Wednesday, 19 September 2012

How to run a regeneration programme – A Dummies’ Guide

(Any resemblance to any regeneration programme, living or dead, is entirely coincidental)

1. Try to stick with the same name. It might make it easier to get away unscathed, but people tend to get confused if your name changes too often.

2. It can be nice to win the, er, Lottery without buying a ticket. But remember, it can also feel a little bit like someone else is making the big decisions.

3. However much money you’ve got on offer, please remember, it’s really, really not all about the money. (Jessie J will back me up on this.)

4. It has been noted, over the course of history, that money has power. And that that has not always been in a good way.

5. There is an awful lot that communities, and neighbours within them, can do without money. Popping in on each other, making new friends, talking, singing, gardening, baking, eating together. Caring for each other. For example. And those are rather important. (Have I mentioned it’s not all about the money?)

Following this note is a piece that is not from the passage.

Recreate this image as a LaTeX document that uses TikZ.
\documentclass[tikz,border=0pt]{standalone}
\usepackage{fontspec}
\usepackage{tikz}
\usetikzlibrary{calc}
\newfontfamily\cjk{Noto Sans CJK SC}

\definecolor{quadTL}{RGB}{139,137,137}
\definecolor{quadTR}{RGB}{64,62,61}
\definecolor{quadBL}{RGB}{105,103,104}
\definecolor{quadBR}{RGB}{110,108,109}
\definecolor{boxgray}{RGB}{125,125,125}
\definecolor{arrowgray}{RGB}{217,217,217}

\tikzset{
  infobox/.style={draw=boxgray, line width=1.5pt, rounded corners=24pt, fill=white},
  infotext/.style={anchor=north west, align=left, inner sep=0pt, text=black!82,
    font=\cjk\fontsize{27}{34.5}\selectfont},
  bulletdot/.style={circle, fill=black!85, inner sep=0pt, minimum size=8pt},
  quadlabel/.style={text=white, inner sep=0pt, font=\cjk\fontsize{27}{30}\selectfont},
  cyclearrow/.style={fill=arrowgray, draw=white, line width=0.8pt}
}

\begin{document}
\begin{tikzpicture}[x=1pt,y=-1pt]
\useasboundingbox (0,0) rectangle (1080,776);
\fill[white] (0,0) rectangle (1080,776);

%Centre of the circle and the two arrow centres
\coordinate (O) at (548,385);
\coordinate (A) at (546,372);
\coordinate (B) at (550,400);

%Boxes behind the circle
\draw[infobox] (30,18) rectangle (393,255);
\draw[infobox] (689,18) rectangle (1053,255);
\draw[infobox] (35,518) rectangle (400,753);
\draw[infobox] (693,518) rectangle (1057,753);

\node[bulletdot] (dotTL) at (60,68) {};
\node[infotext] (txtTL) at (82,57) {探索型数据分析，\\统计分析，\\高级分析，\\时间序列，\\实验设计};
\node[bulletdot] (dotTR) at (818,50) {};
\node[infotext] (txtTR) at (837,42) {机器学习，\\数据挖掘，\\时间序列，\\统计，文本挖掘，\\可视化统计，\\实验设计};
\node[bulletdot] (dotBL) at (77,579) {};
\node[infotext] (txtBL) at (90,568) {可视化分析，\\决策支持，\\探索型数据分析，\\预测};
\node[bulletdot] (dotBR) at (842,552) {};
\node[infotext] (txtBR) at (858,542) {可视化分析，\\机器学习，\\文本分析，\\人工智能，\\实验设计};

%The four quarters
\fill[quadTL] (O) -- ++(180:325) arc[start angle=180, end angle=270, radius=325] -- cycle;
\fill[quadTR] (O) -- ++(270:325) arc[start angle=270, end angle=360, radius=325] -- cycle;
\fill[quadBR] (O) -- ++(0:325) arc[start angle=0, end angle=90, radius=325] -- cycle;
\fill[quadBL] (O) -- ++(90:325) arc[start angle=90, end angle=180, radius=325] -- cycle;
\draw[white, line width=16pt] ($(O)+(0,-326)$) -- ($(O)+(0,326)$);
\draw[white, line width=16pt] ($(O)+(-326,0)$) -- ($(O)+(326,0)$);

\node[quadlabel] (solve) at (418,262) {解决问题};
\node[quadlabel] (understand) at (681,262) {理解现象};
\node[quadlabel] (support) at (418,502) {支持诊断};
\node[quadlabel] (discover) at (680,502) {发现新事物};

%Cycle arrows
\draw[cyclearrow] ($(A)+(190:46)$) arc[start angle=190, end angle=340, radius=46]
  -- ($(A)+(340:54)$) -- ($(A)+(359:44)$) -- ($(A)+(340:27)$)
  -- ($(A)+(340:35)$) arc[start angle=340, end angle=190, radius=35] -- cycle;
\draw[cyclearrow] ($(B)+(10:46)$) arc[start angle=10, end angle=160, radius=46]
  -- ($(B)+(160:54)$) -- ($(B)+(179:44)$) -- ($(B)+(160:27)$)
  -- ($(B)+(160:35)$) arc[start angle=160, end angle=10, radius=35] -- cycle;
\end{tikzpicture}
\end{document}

6. Neighbourhoods rarely need much help remembering what’s wrong with them, what they lack, what they need. Helping them discover what they’ve already got – now that’s a real achievement. (Oh, and that’s not about money.)

7. Developing relationships, trust, confidence in a community takes time – hard graft, by real people, on the ground, locally. Telling a community that they’ve got lots of money but not right now, is not quite the same thing.

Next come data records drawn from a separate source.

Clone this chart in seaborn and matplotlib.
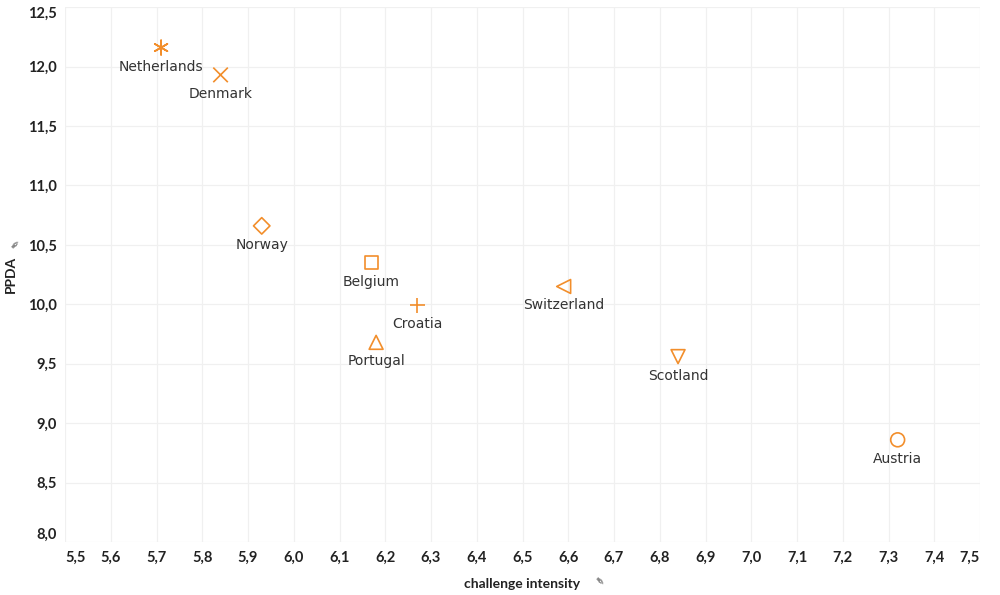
import matplotlib
matplotlib.use("Agg")
import matplotlib.pyplot as plt
import matplotlib.ticker as ticker
from matplotlib.markers import MarkerStyle
import seaborn as sns
import numpy as np
import pandas as pd

# values
countries = ['Netherlands', 'Denmark', 'Norway', 'Belgium', 'Croatia',
             'Portugal', 'Switzerland', 'Scotland', 'Austria']
challenge_intensity = [5.71, 5.84, 5.93, 6.17, 6.27, 6.18, 6.59, 6.84, 7.32]
ppda = [12.16, 11.93, 10.66, 10.35, 9.99, 9.68, 10.15, 9.56, 8.86]
marker_shapes = [(6, 2, 0), 'x', 'D', 's', '+', '^', '<', 'v', 'o']
marker_sizes = [110, 110, 70, 90, 120, 100, 100, 100, 100]

x_ticks = np.round(np.arange(5.5, 7.51, 0.1), 1)
y_ticks = np.arange(8.0, 12.51, 0.5)

data = pd.DataFrame({'country': countries,
                     'challenge intensity': challenge_intensity,
                     'PPDA': ppda})

orange = '#f28e2b'

sns.set_theme(style='white')
plt.rcParams['font.family'] = ['DejaVu Sans']

fig = plt.figure(figsize=(10, 5.95), dpi=100)
ax = fig.add_axes([0.065, 0.089, 0.915, 0.899])

for i, row in data.iterrows():
    sns.scatterplot(data=row.to_frame().T, x='challenge intensity', y='PPDA', ax=ax,
                    marker=MarkerStyle(marker_shapes[i], fillstyle='none'),
                    color=orange, s=marker_sizes[i], linewidth=1.2, legend=False)
    ax.annotate(row['country'], (row['challenge intensity'], row['PPDA']),
                xytext=(0, -19), textcoords='offset pixels',
                ha='center', va='center', fontsize=10, color='#333333')

ax.set_xlim(5.5, 7.5)
ax.set_ylim(8.0, 12.5)
ax.set_xticks(x_ticks)
ax.set_yticks(y_ticks)
comma = ticker.FuncFormatter(lambda v, p: f'{v:.1f}'.replace('.', ','))
ax.xaxis.set_major_formatter(comma)
ax.yaxis.set_major_formatter(comma)

ax.grid(True, color='#f0f0f0', linewidth=0.9)
ax.set_axisbelow(True)
for sp in ax.spines.values():
    sp.set_visible(False)

ax.tick_params(axis='both', length=0, labelsize=10.5, colors='#222222', pad=6)
for lab in ax.get_xticklabels() + ax.get_yticklabels():
    lab.set_fontfamily('Lato')
    lab.set_fontweight('bold')
xl = ax.get_xticklabels()
xl[0].set_ha('left')
xl[-1].set_ha('right')
yl = ax.get_yticklabels()
yl[0].set_va('bottom')
yl[-1].set_va('top')

ax.set_xlabel('challenge intensity', fontsize=10, fontweight='bold',
              fontfamily='Lato', color='#222222', labelpad=10)
ax.set_ylabel('PPDA', fontsize=10, fontweight='bold',
              fontfamily='Lato', color='#222222', labelpad=8)

# small pin icons next to the axis titles
fig.text(0.597, 0.022, '✒', fontsize=9, color='#888888', ha='center', va='center', rotation=-45)
fig.text(0.016, 0.587, '✒', fontsize=9, color='#888888', ha='center', va='center', rotation=45)

fig.savefig('out.png', dpi=100)
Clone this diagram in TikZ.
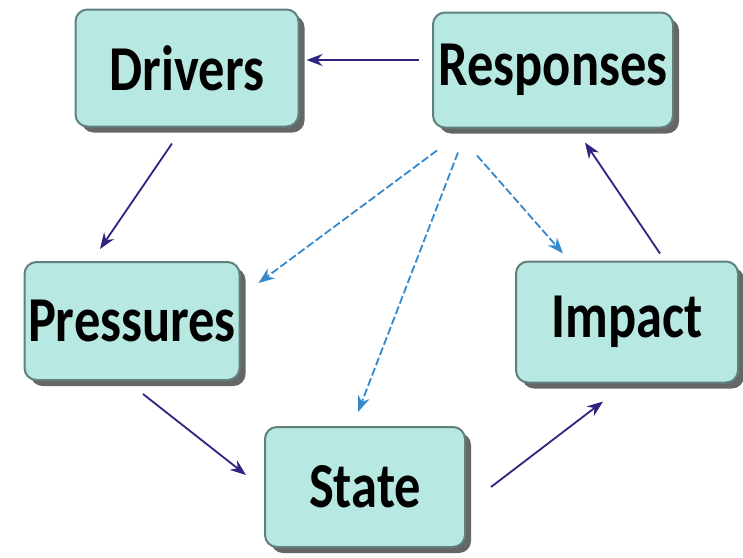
\documentclass[tikz,border=0pt]{standalone}
\usepackage{fontspec}
\setsansfont{Carlito}[FakeStretch=0.82]
\usetikzlibrary{arrows.meta,shadows}

\definecolor{boxfill}{RGB}{184,232,226}
\definecolor{boxline}{RGB}{96,128,126}
\definecolor{navy}{RGB}{44,36,128}
\definecolor{lightblue}{RGB}{52,136,204}

\begin{document}
\begin{tikzpicture}[x=0.5pt, y=-0.5pt,
	stage/.style={draw=boxline, line width=1pt, fill=boxfill, rounded corners=6pt,
		inner sep=0pt, font=\sffamily\bfseries\fontsize{32}{36}\selectfont,
		drop shadow={shadow xshift=3pt, shadow yshift=-3pt, opacity=0.75, fill=black!80}},
	flow/.style={draw=navy, line width=0.9pt, -{Stealth[length=8pt, width=6pt]}},
	reply/.style={draw=lightblue, line width=0.9pt, dashed, dash pattern=on 4pt off 1.5pt,
		-{Stealth[length=8pt, width=6pt]}}]
	\useasboundingbox (0,0) rectangle (743,557);

	\node[stage, minimum width=111.5pt, minimum height=58.5pt] (drv) at (187,68) {Drivers};
	\node[stage, minimum width=120pt, minimum height=57.5pt] (resp) at (553,70) {Responses};
	\node[stage, minimum width=107.5pt, minimum height=59pt] (pres) at (132,321) {Pressures};
	\node[stage, minimum width=100pt, minimum height=60pt] (state) at (365,487) {State};
	\node[stage, minimum width=111pt, minimum height=60.5pt] (imp) at (627,322) {Impact};

	% main cycle
	\draw[flow] ([xshift=-6.5pt, yshift=5pt]resp.west) -- ([xshift=3.5pt, yshift=4pt]drv.east);
	\draw[flow] ([xshift=-7.5pt, yshift=-8pt]drv.south) -- ([xshift=-16pt, yshift=6pt]pres.north);
	\draw[flow] ([xshift=5.5pt, yshift=-6.5pt]pres.south) -- ([xshift=-9pt, yshift=6pt]state.west);
	\draw[flow] ([xshift=12.5pt]state.east) -- ([xshift=-12pt, yshift=-9pt]imp.south);
	\draw[flow] ([xshift=16.5pt, yshift=3.5pt]imp.north) -- ([xshift=16pt, yshift=-7pt]resp.south);

	% responses
	\draw[reply] ([xshift=-58pt, yshift=-11pt]resp.south) -- ([xshift=9pt, yshift=19pt]pres.east);
	\draw[reply] ([xshift=-47.5pt, yshift=-12pt]resp.south) -- ([xshift=-3.5pt, yshift=7pt]state.north);
	\draw[reply] ([xshift=-38pt, yshift=-13.5pt]resp.south) -- ([xshift=-32pt, yshift=3.5pt]imp.north);
\end{tikzpicture}
\end{document}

8. Having to spend lots of time reinventing wheels that have already been tried and tested elsewhere, is not quite the same as being empowered.

9. Believe it or not, someone may well have tried doing something similar to you before you have tried doing it. Try not to do the same things wrong that they did wrong. But if you’re going to do it differently, bear in mind that might not work well either.

10. Communities have all the skills and capacities to be ingenious and creative. Sometimes simply getting out of their way can be the best thing you can do.

11. Communities who have historically and systematically been deprived of wealth and investment – as well as value in so many other ways – will, at some point, find a voice to claim the justice – economic and otherwise – that is rightfully theirs. Then it will be about the money. But only partly.